Secret history of Infocom's abortive sequel to The Hitchhikers' Guide to the Galaxy text adventure, Milliways

Andy Baio's been slipped a hard drive containing the whole network share from Infocom, creators of the legendary text-adventure game Zork and The Hitchhikers' Guide to the Galaxy; he's mining the drive's many treasures and today he's published a long account of the abortivr Milliways game, a sequel to H2G2 set in the Restaurant at the End of the Universe:

1. It seems natural to include a scene in the restaurant, Milliways. Could be a bit of fun: strange parties, unctuous compere, self-introducing food. Perhaps there's an object there that you need to get. (It could be a SPORK, a spoon with sort of forky tines on the end. Or would that be a FOON?) It could be a vehicle from the car park — Marvin has the keys. If you manage to re-enter Milliways at another time (oops! on another occasion), you will not meet yourself, "because of the embarrassment that usually causes." What about a visit to the Big Bang Burger Bar?

2. Given point 1, you must have a means (or several meanses) of time travel. In fact time travel instead of space travel could be the primary method of changing scene. In the original, the party got to Milliways by accident: in the radio version, a "hyperspatial field generator" overheated; in the book version, Zaphod's great-granddaddy screwed up the works of Eddie, the Heart of Gold computer.
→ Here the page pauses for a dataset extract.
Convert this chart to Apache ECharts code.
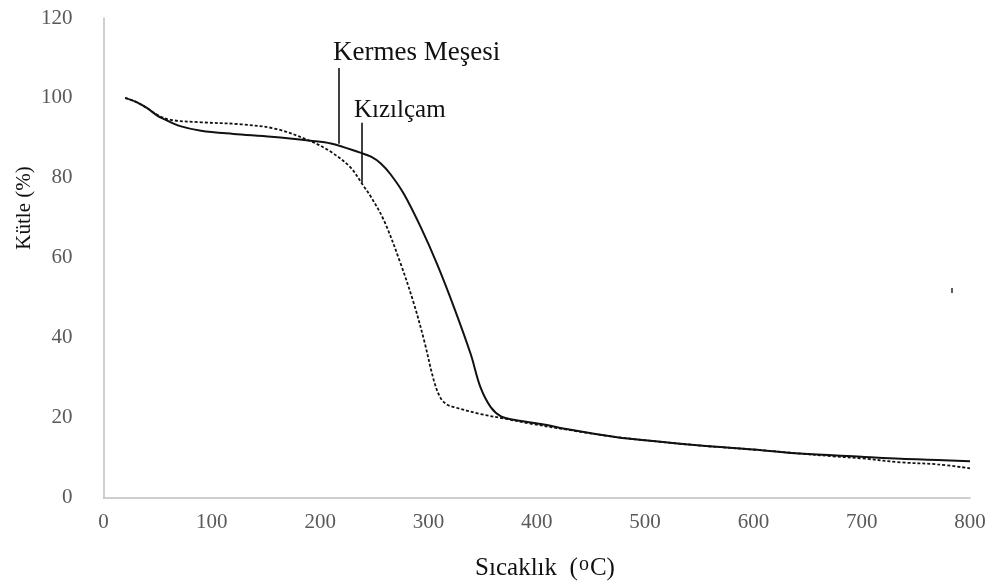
<!DOCTYPE html>
<html>
<head>
<meta charset="utf-8">
<script src="https://cdn.jsdelivr.net/npm/echarts@6/dist/echarts.min.js"></script>
<style>html,body{margin:0;padding:0;background:#fff}#c{width:1000px;height:588px}</style>
</head>
<body>
<div id="c"></div>
<script>
// Kermes Meşesi (solid)
var kermesTemp = [20,30,40,50,56,70,90,120,155,191,210,237,247,256,265,277.5,293,308,323.6,339,348,357.5,367,380,404,430,474,500,551,600,643,700,736,770,800];
var kermesMass = [100,99,97.5,95.5,94.7,93,91.8,91,90.3,89.3,88.6,86.3,85.3,83.6,80.9,75.9,67.6,58.4,47.6,35.9,27.6,22.6,20.3,19.4,18.4,17,15.1,14.3,13,12,11,10.2,9.7,9.4,9.1];
// Kızılçam (dashed)
var kizilTemp = [20,30,40,50,62,90,127,160,191,210,228,240,247,259,274.5,286.7,296,305,311,317,324,348,373,394,430,474,551,600,643,674,700,736,770,800];
var kizilMass = [100,99,97.5,95.7,94.5,93.9,93.4,92.2,89.2,86.5,82.6,78,75.2,69.3,58.4,48.4,39.3,29.3,25,23.3,22.6,20.9,19.6,18.5,16.9,15.1,13,12,11,10.3,9.8,8.8,8.3,7.3];
// stray mark in the picture
var strayPoint = [[783.4, 51.8]];
// leader lines (data coords): [temp, massBottom, massTop]
var kermesLeader = [217.3, 88.5, 107.5];
var kizilLeader = [238, 78.8, 93.8];
var xTicks = {min:0, max:800, interval:100};
var yTicks = {min:0, max:120, interval:20};
var seriesNames = ['Kermes Meşesi', 'Kızılçam'];

function pairs(xs, ys){ return xs.map(function(x,i){ return [x, ys[i]]; }); }

var chart = echarts.init(document.getElementById('c'));
var serif = '"Liberation Serif", "Times New Roman", serif';
chart.setOption({
  animation: false,
  grid: {left: 103.5, right: 30, top: 18, bottom: 90.5, containLabel: false},
  xAxis: {
    type: 'value', min: xTicks.min, max: xTicks.max, interval: xTicks.interval,
    axisLine: {show: true, lineStyle: {color: '#bfbfbf', width: 1.5}},
    axisTick: {show: false}, splitLine: {show: false},
    axisLabel: {color: '#595959', fontFamily: serif, fontSize: 21, margin: 14}
  },
  yAxis: {
    type: 'value', min: yTicks.min, max: yTicks.max, interval: yTicks.interval,
    axisLine: {show: true, lineStyle: {color: '#bfbfbf', width: 1.5}},
    axisTick: {show: false}, splitLine: {show: false},
    axisLabel: {color: '#595959', fontFamily: serif, fontSize: 21, margin: 31}
  },
  series: [
    {
      name: seriesNames[0], type: 'line', data: pairs(kermesTemp, kermesMass),
      symbol: 'none', smooth: 0.35,
      lineStyle: {color: '#111', width: 2},
      markLine: {
        silent: true, symbol: 'none', label: {show: false},
        lineStyle: {color: '#111', width: 1.6, type: 'solid'},
        data: [
          [{coord: [kermesLeader[0], kermesLeader[1]]}, {coord: [kermesLeader[0], kermesLeader[2]]}],
          [{coord: [kizilLeader[0], kizilLeader[1]]}, {coord: [kizilLeader[0], kizilLeader[2]]}]
        ]
      }
    },
    {
      name: seriesNames[1], type: 'line', data: pairs(kizilTemp, kizilMass),
      symbol: 'none', smooth: 0.35,
      lineStyle: {color: '#111', width: 1.8, type: [3, 2]}
    },
    {
      type: 'scatter', data: strayPoint, symbol: 'rect', symbolSize: [2, 5],
      itemStyle: {color: '#333'}, silent: true
    }
  ],
  graphic: [
    {type: 'text', left: 333, top: 39, style: {text: seriesNames[0], font: '27px ' + serif, fill: '#111'}},
    {type: 'text', left: 354, top: 98, style: {text: seriesNames[1], font: '25px ' + serif, fill: '#111'}},
    {type: 'text', x: 24, y: 208, rotation: Math.PI/2,
     style: {text: 'Kütle (%)', font: '21px ' + serif, fill: '#111', align: 'center', verticalAlign: 'middle'}},
    {type: 'text', x: 545, y: 568,
     style: {text: 'Sıcaklık  ({sup|o}C)', font: '25px ' + serif, fill: '#111', align: 'center', verticalAlign: 'middle',
       rich: {sup: {font: '20px ' + serif, fill: '#111', padding: [0, 1, 7, 1]}}}}
  ]
});
</script>
</body>
</html>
Maybe your trip to Milliways would require info from an anti-piracy device in the game package. Once at the restaurant, you can steal a timeship and go anywhen you want.

3. Given point 2, it seems natural for the "best ending" of the game to be your arrival on Earth before it's destroyed, which is the ending of both the first radio series and the second (namesake) book. The original route to this ending was an accidental landing on Golgafrincham Ark B, with its cargo of telephone sanitizers, marketing consultants, etc. (the ancestors of Earth's humans!). I rather like this bit, and hope we can work it into the game.

4. Okay, so what about the beginning of the game? The easy answer: take up the story where the "Hitchhiker's" game left off, namely the arrival on Magrathea. But in the original this arrival is followed by a travelogue of Magrathea and a flashback to the Deep Thought v. philosophers' union story (including the introduction of the "42" joke) and the joke about the true nature of mice. All funny bits, but I have a hard time envisioning how they can be made into interesting interactive versions. Perhaps you could time-travel to Deep Thought and interact with it yourself. The Magrathean catalog of planets on Sens-O-Tape could be useful.